Of course, this is very imperfect. Sometimes the easy questions are poor substitutes for the harder questions. As an example, investors notoriously over-rotate on founder pedigree in AI investing. They do this because it seems like knowledge of how to build models is a cornered and scarce resource. Lacking information on how the landscape is going to evolve, they made the bet that AI domain expertise would help a team react to changes more effectively. Many still believe this! But in reality, it feels like while getting AI researchers is great, the interface and application layers are super important, given that open source models are very good and that domain-specific data is still a useful asset for model performance.
The success rate of “substituting the easy question for the hard question1” will never be 100% – you’re intentionally minimizing complexity so that you can make a decision with the information that is easier to obtain.
However, you can increase the success rate by doing the following:
Can you phrase the original question more precisely to get at what you really want to know? Instead of asking a question like “How much would you contribute to save an endangered species?” (Daniel Kahneman’s question!), you could ask a question like, “How much would you donate to a Seed Bank of all of the endangered species of plants in the greater NY area?” Of course, a more specific question is easier to answer than a more general one!

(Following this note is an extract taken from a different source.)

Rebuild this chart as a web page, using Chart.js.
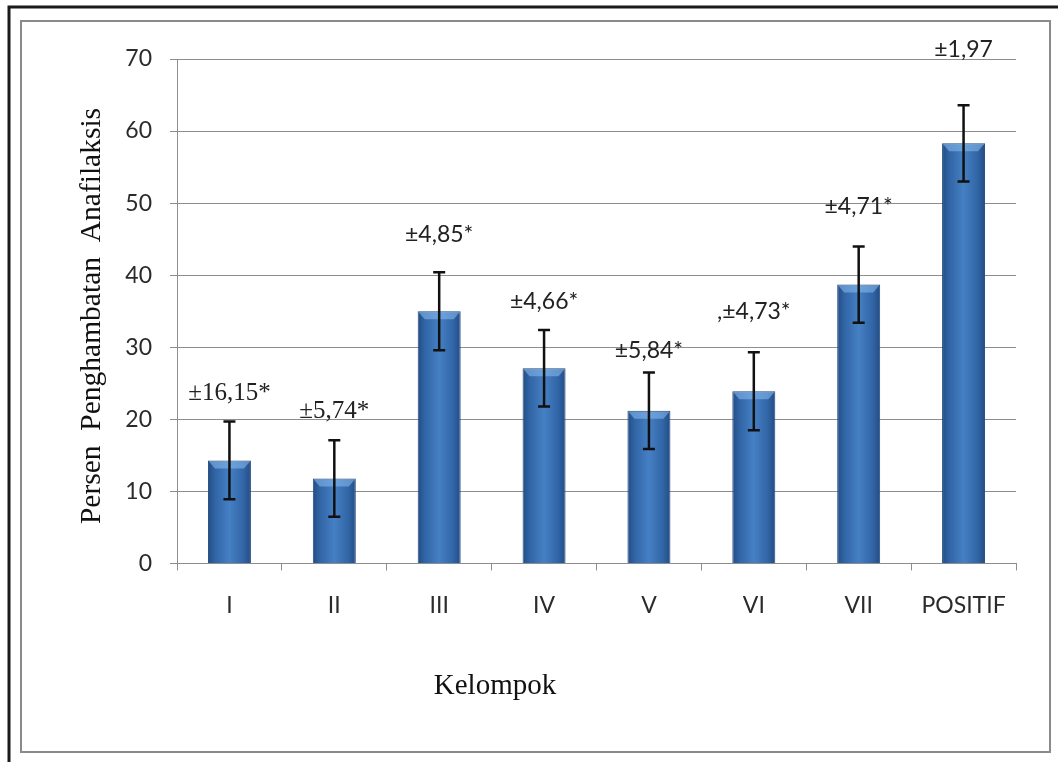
<!DOCTYPE html>
<html>
<head>
<meta charset="utf-8">
<script src="https://cdn.jsdelivr.net/npm/chart.js@4/dist/chart.umd.min.js"></script>
<style>
  html, body { margin: 0; padding: 0; background: #fff; }
  #wrap { width: 1058px; height: 762px; position: relative; }
</style>
</head>
<body>
<div id="wrap"><canvas id="chart"></canvas></div>
<script>
// data
const groups = ["I", "II", "III", "IV", "V", "VI", "VII", "POSITIF"];
const inhibition = [14.3, 11.8, 35.0, 27.1, 21.2, 23.9, 38.7, 58.3];
const errSize = [5.4, 5.3, 5.4, 5.3, 5.3, 5.4, 5.3, 5.3];
const sdLabels = ["±16,15*", "±5,74*", "±4,85*", "±4,66*", "±5,84*", ",±4,73*", "±4,71*", "±1,97"];
const labelLevel = [23.6, 21.1, 45.7, 36.4, 29.5, 35.0, 49.5, 71.3];
const yTicks = [0, 10, 20, 30, 40, 50, 60, 70];
const xTitle = "Kelompok";
const yTitle = "Persen  Penghambatan  Anafilaksis";

const SANS = "Lato, 'Open Sans', sans-serif";
const SERIF = "'Liberation Serif', 'DejaVu Serif', serif";
const GRID = "#8e8e8e";

// frame around the figure + axis titles (placed off-centre like the original)
const framePlugin = {
  id: "frame",
  beforeDraw(chart) {
    const c = chart.ctx;
    c.save();
    c.fillStyle = "#fff";
    c.fillRect(0, 0, chart.width, chart.height);
    c.strokeStyle = "#1a1a1a";
    c.lineWidth = 3;
    c.beginPath();
    c.moveTo(9, chart.height);
    c.lineTo(9, 7);
    c.lineTo(chart.width, 7);
    c.stroke();
    c.strokeStyle = "#8a8a8a";
    c.lineWidth = 2;
    c.strokeRect(21, 21, 1029, 731);
    c.restore();
  },
  afterDraw(chart) {
    const c = chart.ctx;
    c.save();
    c.fillStyle = "#111";
    c.textAlign = "center";
    c.textBaseline = "middle";
    c.font = "29px " + SERIF;
    c.fillText(xTitle, 495, 686);
    c.translate(92, 316);
    c.rotate(-Math.PI / 2);
    c.font = "29.5px " + SERIF;
    c.fillText(yTitle, 0, 0);
    c.restore();
  }
};

// top bevel on each bar, error bars and the sd labels
const extrasPlugin = {
  id: "extras",
  afterDatasetsDraw(chart) {
    const c = chart.ctx;
    const y = chart.scales.y;
    const meta = chart.getDatasetMeta(0);
    c.save();
    meta.data.forEach((bar, i) => {
      const half = bar.width / 2;
      // bevel
      c.fillStyle = "rgba(140,190,240,0.55)";
      c.beginPath();
      c.moveTo(bar.x - half + 1, bar.y + 1);
      c.lineTo(bar.x + half - 1, bar.y + 1);
      c.lineTo(bar.x + half - 7, bar.y + 8);
      c.lineTo(bar.x - half + 7, bar.y + 8);
      c.closePath();
      c.fill();

      // error bar
      const top = y.getPixelForValue(inhibition[i] + errSize[i]);
      const bot = y.getPixelForValue(inhibition[i] - errSize[i]);
      c.strokeStyle = "#111";
      c.lineWidth = 2.5;
      c.beginPath();
      c.moveTo(bar.x, top); c.lineTo(bar.x, bot);
      c.moveTo(bar.x - 6, top); c.lineTo(bar.x + 6, top);
      c.moveTo(bar.x - 6, bot); c.lineTo(bar.x + 6, bot);
      c.stroke();

      // label
      c.fillStyle = "#222";
      c.textAlign = "center";
      c.textBaseline = "middle";
      c.font = i < 2 ? "25px " + SERIF : "23px " + SANS;
      c.fillText(sdLabels[i], bar.x, y.getPixelForValue(labelLevel[i]));
    });
    c.restore();
  }
};

function barFill(ctx) {
  const chart = ctx.chart;
  if (!chart.chartArea) return "#3a70b5";
  const x = chart.scales.x.getPixelForValue(ctx.dataIndex);
  const g = chart.ctx.createLinearGradient(x - 22, 0, x + 22, 0);
  g.addColorStop(0, "#224b82");
  g.addColorStop(0.18, "#3165a6");
  g.addColorStop(0.5, "#4580c4");
  g.addColorStop(0.82, "#3165a6");
  g.addColorStop(1, "#224b82");
  return g;
}

new Chart(document.getElementById("chart"), {
  type: "bar",
  data: {
    labels: groups,
    datasets: [{
      data: inhibition,
      backgroundColor: barFill,
      borderColor: "#21497c",
      borderWidth: 1,
      barPercentage: 0.41,
      categoryPercentage: 1.0
    }]
  },
  options: {
    responsive: true,
    maintainAspectRatio: false,
    animation: false,
    devicePixelRatio: 1,
    layout: { padding: { left: 0, right: 42, top: 59, bottom: 0 } },
    plugins: { legend: { display: false }, tooltip: { enabled: false } },
    scales: {
      x: {
        offset: true,
        grid: { offset: true, drawOnChartArea: false, color: GRID, tickLength: 7 },
        border: { color: GRID, width: 1 },
        ticks: { color: "#2b2b2b", font: { family: SANS, size: 23 }, padding: 21, maxRotation: 0 },
        afterFit(s) { s.height = 198.5; }
      },
      y: {
        min: 0, max: 70,
        afterBuildTicks(s) { s.ticks = yTicks.map(v => ({ value: v })); },
        grid: { color: GRID, tickLength: 7 },
        border: { color: GRID, width: 1 },
        ticks: { color: "#2b2b2b", font: { family: SANS, size: 23 }, padding: 18 },
        afterFit(s) { s.width = 177; }
      }
    }
  },
  plugins: [framePlugin, extrasPlugin]
});
</script>
</body>
</html>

Make the “easy question” a question about the first step, instead of thinking about the full set of steps. Instead of asking “can this team of founders take the company public”, which might be very difficult to know and anticipate at the series A (when you’re thinking of joining), you could ask the question that will be relevant within 4 years time. Something like “can this team take the company to $50M in revenue/a good Series C?” might work. You can look at real metrics and think about that question very logically.

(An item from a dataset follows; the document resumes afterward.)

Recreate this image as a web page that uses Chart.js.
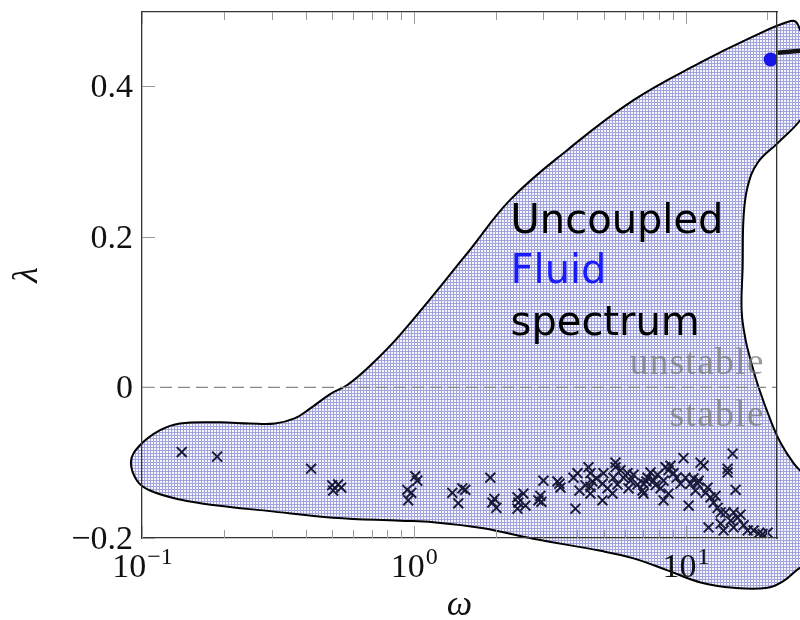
<!DOCTYPE html>
<html>
<head>
<meta charset="utf-8">
<script src="https://cdn.jsdelivr.net/npm/chart.js@4/dist/chart.umd.min.js"></script>
<style>
  body { margin: 0; background: #fff; }
  #wrap { width: 800px; height: 620px; }
</style>
</head>
<body>
<div id="wrap"><canvas id="spectrum" width="800" height="620"></canvas></div>
<script>
// outline of the shaded region (omega, lambda), walked round once
const blobOmega = [0.892, 0.505, 0.289, 0.189, 0.138, 0.107, 0.0959, 0.0911, 0.0983, 0.1165, 0.138, 0.194,
    0.250, 0.309, 0.366, 0.416, 0.4925, 0.569, 0.692, 0.892, 1.574, 2.267, 3.677, 6.434, 11.36,
    17.36, 24.36, 25.85, 28.38, 28.87, 26.5, 21.83, 18.42, 16.92, 16.35, 16.22, 16.08, 16.63, 17.36,
    18.57, 20.56, 22.39, 25.0, 30.1, 30.1, 26.5, 22.96, 20.04, 15.02, 11.36, 8.585, 6.434, 4.863,
    2.755, 1.803, 1.18, 0.892];
const blobLambda = [-0.177, -0.173, -0.164, -0.157, -0.149, -0.137, -0.124, -0.098, -0.077, -0.057, -0.048, -0.0465,
    -0.048, -0.048, -0.041, -0.028, -0.009, 0.003, 0.029, 0.070, 0.178, 0.249, 0.315, 0.381, 0.431,
    0.464, 0.486, 0.482, 0.435, 0.381, 0.355, 0.324, 0.298, 0.266, 0.226, 0.160, 0.102, 0.063, 0.036,
    0.0, -0.044, -0.074, -0.101, -0.137, -0.230, -0.239, -0.257, -0.266, -0.266, -0.259, -0.243, -0.227, -0.217,
    -0.201, -0.187, -0.179, -0.177];

// eigenvalues (crosses)
const crossOmega = [0.140, 0.189, 0.419, 0.501, 0.527, 0.541, 0.505, 1.013, 1.030, 0.946, 0.979, 0.954,
    1.386, 1.509, 1.547, 1.458, 1.913, 1.980, 1.946, 2.013, 2.406, 2.426, 2.531, 2.406, 2.575,
    2.923, 2.949, 2.999, 2.874, 3.377, 3.435, 3.465, 3.934, 3.868, 4.001, 4.392, 4.468, 4.544, 4.468,
    4.468, 4.701, 4.989, 4.947, 4.947, 5.161, 5.524, 5.524, 5.431, 5.385, 5.617, 5.910, 6.115, 6.272,
    6.434, 6.166, 6.656, 6.944, 7.003, 7.183, 7.003, 7.432, 7.244, 7.623, 7.886, 8.439, 8.656, 8.297,
    9.033, 9.265, 8.297, 8.804, 9.585, 9.831, 10.0, 10.43, 10.26, 10.70, 11.07, 11.36, 11.65, 11.17,
    12.05, 12.36, 12.68, 13.12, 13.46, 12.15, 13.80, 14.04, 13.46, 14.65, 14.90, 14.28, 14.28, 15.28,
    15.02, 15.54, 15.94, 16.35, 16.92, 17.80, 18.57, 20.04, 19.21, 15.02, 12.90, 11.85, 10.88, 8.656,
    8.09, 7.754, 5.762, 4.282, 4.070];
const crossLambda = [-0.086, -0.092, -0.108, -0.130, -0.129, -0.133, -0.137, -0.118, -0.124, -0.136, -0.140, -0.150,
    -0.140, -0.134, -0.136, -0.154, -0.120, -0.148, -0.153, -0.160, -0.146, -0.153, -0.141, -0.161, -0.157,
    -0.144, -0.152, -0.124, -0.150, -0.125, -0.128, -0.133, -0.161, -0.120, -0.114, -0.106, -0.114, -0.125, -0.132,
    -0.141, -0.121, -0.114, -0.128, -0.150, -0.134, -0.100, -0.106, -0.120, -0.141, -0.129, -0.120, -0.114, -0.124,
    -0.116, -0.134, -0.129, -0.137, -0.141, -0.125, -0.128, -0.113, -0.120, -0.124, -0.116, -0.106, -0.110, -0.124,
    -0.114, -0.120, -0.150, -0.104, -0.128, -0.094, -0.120, -0.128, -0.157, -0.121, -0.128, -0.100, -0.104, -0.124,
    -0.133, -0.146, -0.153, -0.160, -0.166, -0.186, -0.190, -0.166, -0.181, -0.177, -0.088, -0.108, -0.113, -0.136,
    -0.166, -0.173, -0.169, -0.183, -0.190, -0.190, -0.194, -0.193, -0.195, -0.186, -0.144, -0.140, -0.137, -0.141,
    -0.134, -0.130, -0.110, -0.130, -0.137];

// single fluid eigenvalue and the branch leaving the frame
const fluidOmega = [20.56];
const fluidLambda = [0.435];
const branchOmega = [28.0, 21.83];
const branchLambda = [0.4475, 0.444];

// lambda = 0 separator
const neutralOmega = [0.1, 21.7];
const neutralLambda = [0, 0];

// ticks
const xMajorTicks = [0.1, 1, 10];
const xTickExponents = ['\u22121', '0', '1'];
const xMinorTicks = [0.2, 0.3, 0.4, 0.5, 0.6, 0.7, 0.8, 0.9, 2, 3, 4, 5, 6, 7, 8, 9, 20];
const yTicks = [-0.2, 0, 0.2, 0.4];
const yTickLabels = ['\u22120.2', '0', '0.2', '0.4'];

// annotation text
const labelLines = ['Uncoupled', 'Fluid', 'spectrum'];
const labelColors = ['#000000', '#1a1aff', '#000000'];
const labelOmega = 2.27;
const labelLambda = [0.205, 0.138, 0.069];
const regionText = ['unstable', 'stable'];
const regionOmega = 19.6;
const regionLambda = [0.0175, -0.052];

const pts = (xs, ys) => xs.map((x, i) => ({ x: x, y: ys[i] }));

function hatch(ctx) {
    const c = document.createElement('canvas');
    c.width = 3;
    c.height = 3;
    const g = c.getContext('2d');
    g.fillStyle = 'rgba(235,235,250,0.5)';
    g.fillRect(0, 0, 3, 3);
    g.fillStyle = 'rgba(80,80,190,0.5)';
    g.fillRect(0, 0, 3, 1);
    g.fillRect(0, 1, 1, 2);
    return ctx.createPattern(c, 'repeat');
}

const decor = {
    id: 'decor',
    beforeDatasetsDraw(chart) {
        // fill the closed outline, not clipped to the plot area
        const line = chart.getDatasetMeta(0).dataset;
        const ctx = chart.ctx;
        line.updateControlPoints(chart.chartArea, 'x');
        ctx.save();
        ctx.beginPath();
        line.path(ctx);
        ctx.closePath();
        ctx.fillStyle = hatch(ctx);
        ctx.fill();
        ctx.restore();
    },
    afterDraw(chart) {
        const ctx = chart.ctx;
        const xs = chart.scales.x, ys = chart.scales.y;
        const a = chart.chartArea;
        ctx.save();

        // tick marks pointing inward
        ctx.strokeStyle = '#999';
        ctx.lineWidth = 1;
        const vtick = (v, len) => {
            const p = Math.round(xs.getPixelForValue(v)) + 0.5;
            ctx.beginPath();
            ctx.moveTo(p, a.bottom); ctx.lineTo(p, a.bottom - len);
            ctx.moveTo(p, a.top); ctx.lineTo(p, a.top + len);
            ctx.stroke();
        };
        xMinorTicks.forEach(v => vtick(v, 8));
        xMajorTicks.forEach(v => vtick(v, 12));
        yTicks.forEach(v => {
            const p = Math.round(ys.getPixelForValue(v)) + 0.5;
            ctx.beginPath();
            ctx.moveTo(a.left, p); ctx.lineTo(a.left + 13, p);
            ctx.stroke();
        });

        // y tick labels
        ctx.fillStyle = '#111';
        ctx.font = '34px "Liberation Serif", serif';
        ctx.textAlign = 'right';
        ctx.textBaseline = 'alphabetic';
        yTicks.forEach((v, i) => {
            ctx.fillText(yTickLabels[i], a.left - 9, ys.getPixelForValue(v) + 11);
        });

        // x tick labels 10^k
        ctx.textAlign = 'left';
        xMajorTicks.forEach((v, i) => {
            ctx.font = '34px "Liberation Serif", serif';
            const w1 = ctx.measureText('10').width;
            ctx.font = '24px "Liberation Serif", serif';
            const w2 = ctx.measureText(xTickExponents[i]).width;
            const x0 = xs.getPixelForValue(v) - (w1 + w2) / 2;
            ctx.font = '34px "Liberation Serif", serif';
            ctx.fillText('10', x0, a.bottom + 39);
            ctx.font = '24px "Liberation Serif", serif';
            ctx.fillText(xTickExponents[i], x0 + w1 + 1, a.bottom + 26);
        });

        // axis titles
        ctx.font = 'italic 36px "Liberation Serif", serif';
        ctx.textAlign = 'center';
        ctx.textBaseline = 'middle';
        ctx.fillText('\u03c9', (a.left + a.right) / 2, a.bottom + 68);
        ctx.save();
        ctx.translate(28, (a.top + a.bottom) / 2);
        ctx.rotate(-Math.PI / 2);
        ctx.fillText('\u03bb', 0, 0);
        ctx.restore();

        // stable / unstable
        ctx.font = '37px "Liberation Serif", serif';
        ctx.letterSpacing = '1.5px';
        ctx.textAlign = 'right';
        ctx.textBaseline = 'alphabetic';
        ctx.fillStyle = 'rgba(120,120,120,0.75)';
        regionText.forEach((t, i) => {
            ctx.fillText(t, xs.getPixelForValue(regionOmega), ys.getPixelForValue(regionLambda[i]));
        });
        ctx.letterSpacing = '0px';

        // annotation
        ctx.font = '40px "DejaVu Sans", sans-serif';
        ctx.textAlign = 'left';
        labelLines.forEach((t, i) => {
            ctx.fillStyle = labelColors[i];
            ctx.fillText(t, xs.getPixelForValue(labelOmega), ys.getPixelForValue(labelLambda[i]));
        });
        ctx.restore();
    }
};

const frame = { display: true, color: '#333', width: 1.3, z: 1 };
const hidden = { display: false };
const noGrid = { display: false, drawTicks: false };

new Chart(document.getElementById('spectrum'), {
    type: 'scatter',
    data: {
        datasets: [{
            data: pts(blobOmega, blobLambda),
            showLine: true,
            fill: false,
            tension: 0.4,
            capBezierPoints: false,
            borderColor: '#000',
            borderWidth: 2,
            pointRadius: 0,
            clip: false,
            order: 5
        }, {
            data: pts(neutralOmega, neutralLambda),
            showLine: true,
            borderColor: '#888',
            borderWidth: 1.3,
            borderDash: [12, 6],
            pointRadius: 0,
            order: 4
        }, {
            data: pts(crossOmega, crossLambda),
            pointStyle: 'crossRot',
            pointRadius: 7,
            borderWidth: 1.9,
            borderColor: '#1a1a38',
            order: 3
        }, {
            data: pts(branchOmega, branchLambda),
            showLine: true,
            borderColor: '#111',
            borderWidth: 4.5,
            pointRadius: 0,
            clip: false,
            order: 2
        }, {
            data: pts(fluidOmega, fluidLambda),
            pointStyle: 'circle',
            pointRadius: 7,
            backgroundColor: '#1616e8',
            borderColor: '#1616e8',
            borderWidth: 0,
            order: 1
        }]
    },
    options: {
        responsive: false,
        animation: false,
        events: [],
        layout: { padding: { left: 142, right: 23, top: 12, bottom: 82 } },
        plugins: { legend: { display: false }, tooltip: { enabled: false } },
        scales: {
            x: { type: 'logarithmic', position: 'bottom', min: 0.1, max: 21.7, ticks: hidden, grid: noGrid, border: frame },
            x2: { type: 'logarithmic', position: 'top', min: 0.1, max: 21.7, ticks: hidden, grid: noGrid, border: frame },
            y: { type: 'linear', position: 'left', min: -0.2, max: 0.498, ticks: hidden, grid: noGrid, border: frame },
            y2: { type: 'linear', position: 'right', min: -0.2, max: 0.498, ticks: hidden, grid: noGrid, border: frame }
        }
    },
    plugins: [decor]
});
</script>
</body>
</html>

I often get very bogged down in the intricacies of a hard problem. Most people who love solving complex puzzles and modeling are the same way. But even the best models are wrong. There’s diminishing returns in time spent trying to model an increasingly improbable chain of dependencies. We usually don’t have the time (offer deadline! investment deadline!) to spend! Substituting the easier question helps save time.
I often use this tactic with teams I work with when they seem bogged down. I might say something like, “Ok, you’re stuck. What’s the easy question you can answer now that feels related to the hard question?” When they tell me the question, I might probe into its pitfalls, “Where does the easy question minimize complexity? What does it flatten?” and then move on to either refining the question (“I think we can change the question [this way] to make it more faithful to the original, and we’ll check it at [this milestone.]”) or starting to answer it (“Ok, so let’s talk about all the data we need to answer that question?”)
I’ve found that substituting the easier question for the hard question is the best way to get going in our uncertain industry. I use it as a weapon (carefully!) when I’m in need.
How to identify “hard questions” and lots of other great content on this topic is in Daniel Kahneman’s Thinking Fast and Slow, a rare excellent pop-psych book (yes, a portion of it was discredited by the social science replication crisis, but that’s just the part on priming.) These are the “System 2” questions that require deep thought instead of gut reactions.